> [Given exercise] Up to and including the line with "const rightTicks = [0,0.5,1,1.5,2,2.5];", write out the listing from its first line, minus the pictures.

> [Data excerpt]

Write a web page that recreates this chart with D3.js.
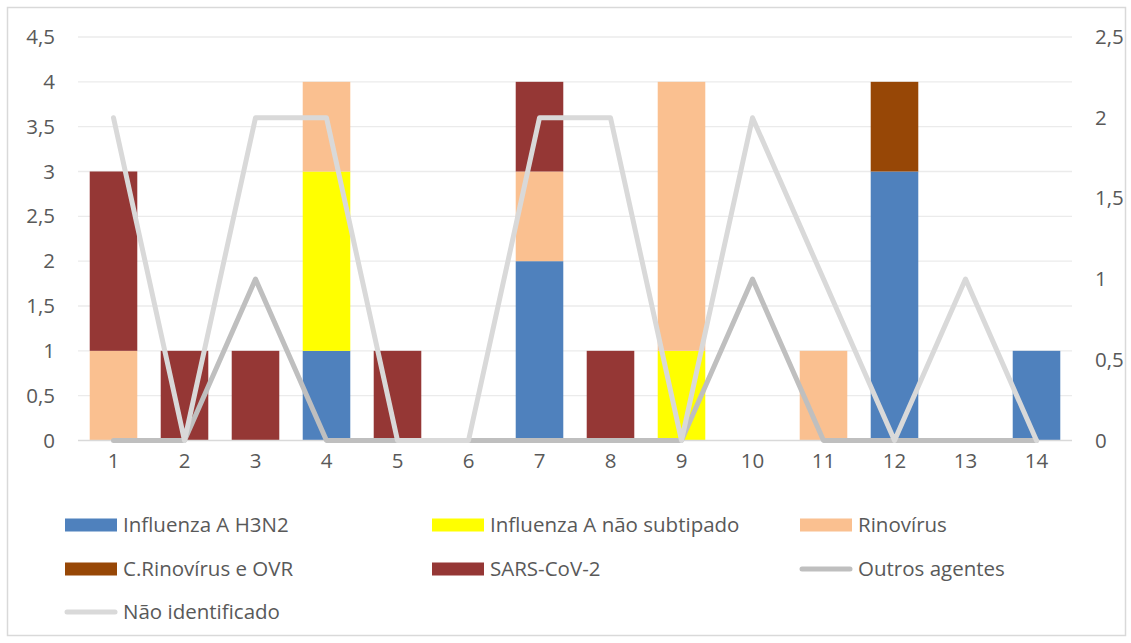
<!DOCTYPE html>
<html><head><meta charset="utf-8">
<script src="https://cdn.jsdelivr.net/npm/d3@7"></script>
<style>body{margin:0;background:#fff;} svg{display:block;font-family:"Open Sans",sans-serif;}</style>
</head><body>
<svg id="c" width="1131" height="643"></svg>
<script>
const categories = ["1","2","3","4","5","6","7","8","9","10","11","12","13","14"];
const h3n2       = [0,0,0,1,0,0,2,0,0,0,0,3,0,1];
const naoSubtip  = [0,0,0,2,0,0,0,0,1,0,0,0,0,0];
const rinovirus  = [1,0,0,1,0,0,1,0,3,0,1,0,0,0];
const cRinoOVR   = [0,0,0,0,0,0,0,0,0,0,0,1,0,0];
const sarsCov2   = [2,1,1,0,1,0,1,1,0,0,0,0,0,0];
const outros     = [0,0,1,0,0,0,0,0,0,1,0,0,0,0];
const naoIdent   = [2,0,2,2,0,0,2,2,0,2,1,0,1,0];
const leftTicks  = [0,0.5,1,1.5,2,2.5,3,3.5,4,4.5];
const rightTicks = [0,0.5,1,1.5,2,2.5];

const barSeries = [
  {name:"Influenza A H3N2", values:h3n2, color:"#4f81bd"},
  {name:"Influenza A não subtipado", values:naoSubtip, color:"#ffff00"},
  {name:"Rinovírus", values:rinovirus, color:"#fac090"},
  {name:"C.Rinovírus e OVR", values:cRinoOVR, color:"#974706"},
  {name:"SARS-CoV-2", values:sarsCov2, color:"#953735"}
];
const lineSeries = [
  {name:"Outros agentes", values:outros, color:"#bfbfbf"},
  {name:"Não identificado", values:naoIdent, color:"#d9d9d9"}
];

const svg = d3.select("#c");
const fmt = d => String(d).replace(".", ",");
const TXT = "#595959", FS = 20.5, LFS = 20.5;
svg.append("rect").attr("x",7.5).attr("y",7.5).attr("width",1118).attr("height",628)
  .attr("fill","#fff").attr("stroke","#d9d9d9").attr("stroke-width",1.5);

const L=78, R=1072, T=37, B=440.5;
const x = d3.scaleBand().domain(categories).range([L,R]).paddingInner(0.33).paddingOuter(0.165);
const xc = d3.scaleBand().domain(categories).range([L,R]);
const yL = d3.scaleLinear().domain([0,4.5]).range([B,T]);
const yR = d3.scaleLinear().domain([0,2.5]).range([B,T]);

svg.append("g").selectAll("line").data(leftTicks.slice(1)).join("line")
  .attr("x1",L).attr("x2",R).attr("y1",d=>yL(d)).attr("y2",d=>yL(d))
  .attr("stroke","#ebebeb").attr("stroke-width",1.3);

const gl = svg.append("g").attr("transform",`translate(${L},0)`)
  .call(d3.axisLeft(yL).tickValues(leftTicks).tickFormat(fmt).tickSize(0).tickPadding(23));
gl.select(".domain").remove();
gl.attr("font-size",FS).attr("font-family","Open Sans");
gl.selectAll("text").attr("fill",TXT);

const gr = svg.append("g").attr("transform",`translate(${R},0)`)
  .call(d3.axisRight(yR).tickValues(rightTicks).tickFormat(fmt).tickSize(0).tickPadding(23));
gr.select(".domain").remove();
gr.attr("font-size",FS).attr("font-family","Open Sans");
gr.selectAll("text").attr("fill",TXT);

const stackData = categories.map((c,i)=>{const o={cat:c}; barSeries.forEach(s=>o[s.name]=s.values[i]); return o;});
const stack = d3.stack().keys(barSeries.map(s=>s.name))(stackData);
svg.append("g").selectAll("g").data(stack).join("g")
  .attr("fill",(d,i)=>barSeries[i].color)
  .selectAll("rect").data(d=>d.filter(p=>p[1]-p[0]>0)).join("rect")
  .attr("x",d=>x(d.data.cat)).attr("width",x.bandwidth())
  .attr("y",d=>yL(d[1])).attr("height",d=>yL(d[0])-yL(d[1]));

svg.append("line").attr("x1",L).attr("x2",R).attr("y1",B).attr("y2",B)
  .attr("stroke","#d9d9d9").attr("stroke-width",1.5);
const gx = svg.append("g").attr("transform",`translate(0,${B})`)
  .call(d3.axisBottom(xc).tickSize(0).tickPadding(13));
gx.select(".domain").remove();
gx.attr("font-size",FS).attr("font-family","Open Sans");
gx.selectAll("text").attr("fill",TXT);

const line = d3.line().x((d,i)=>xc(categories[i])+xc.bandwidth()/2).y(d=>yR(d));
lineSeries.forEach(s=>{
  svg.append("path").datum(s.values).attr("d",line).attr("fill","none")
    .attr("stroke",s.color).attr("stroke-width",5).attr("stroke-linejoin","round").attr("stroke-linecap","round");
});

const legendItems = [
  {...barSeries[0], type:"bar", x:65, y:525},
  {...barSeries[1], type:"bar", x:432, y:525},
  {...barSeries[2], type:"bar", x:800, y:525},
  {...barSeries[3], type:"bar", x:65, y:569},
  {...barSeries[4], type:"bar", x:432, y:569},
  {...lineSeries[0], type:"line", x:800, y:569},
  {...lineSeries[1], type:"line", x:65, y:612}
];
const lg = svg.append("g");
legendItems.forEach(it=>{
  if(it.type==="bar"){
    lg.append("rect").attr("x",it.x).attr("y",it.y-6.5).attr("width",52).attr("height",13).attr("fill",it.color);
  } else {
    lg.append("line").attr("x1",it.x+2).attr("x2",it.x+50).attr("y1",it.y).attr("y2",it.y)
      .attr("stroke",it.color).attr("stroke-width",5).attr("stroke-linecap","round");
  }
  lg.append("text").attr("x",it.x+58).attr("y",it.y).attr("dy","0.35em")
    .attr("font-size",LFS).attr("fill",TXT).text(it.name);
});
</script>
</body></html>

> [Result for this exercise]
Write a web page that recreates this chart with D3.js.
<!DOCTYPE html>
<html><head><meta charset="utf-8">
<script src="https://cdn.jsdelivr.net/npm/d3@7"></script>
<style>body{margin:0;background:#fff;} svg{display:block;font-family:"Open Sans",sans-serif;}</style>
</head><body>
<svg id="c" width="1131" height="643"></svg>
<script>
const categories = ["1","2","3","4","5","6","7","8","9","10","11","12","13","14"];
const h3n2       = [0,0,0,1,0,0,2,0,0,0,0,3,0,1];
const naoSubtip  = [0,0,0,2,0,0,0,0,1,0,0,0,0,0];
const rinovirus  = [1,0,0,1,0,0,1,0,3,0,1,0,0,0];
const cRinoOVR   = [0,0,0,0,0,0,0,0,0,0,0,1,0,0];
const sarsCov2   = [2,1,1,0,1,0,1,1,0,0,0,0,0,0];
const outros     = [0,0,1,0,0,0,0,0,0,1,0,0,0,0];
const naoIdent   = [2,0,2,2,0,0,2,2,0,2,1,0,1,0];
const leftTicks  = [0,0.5,1,1.5,2,2.5,3,3.5,4,4.5];
const rightTicks = [0,0.5,1,1.5,2,2.5];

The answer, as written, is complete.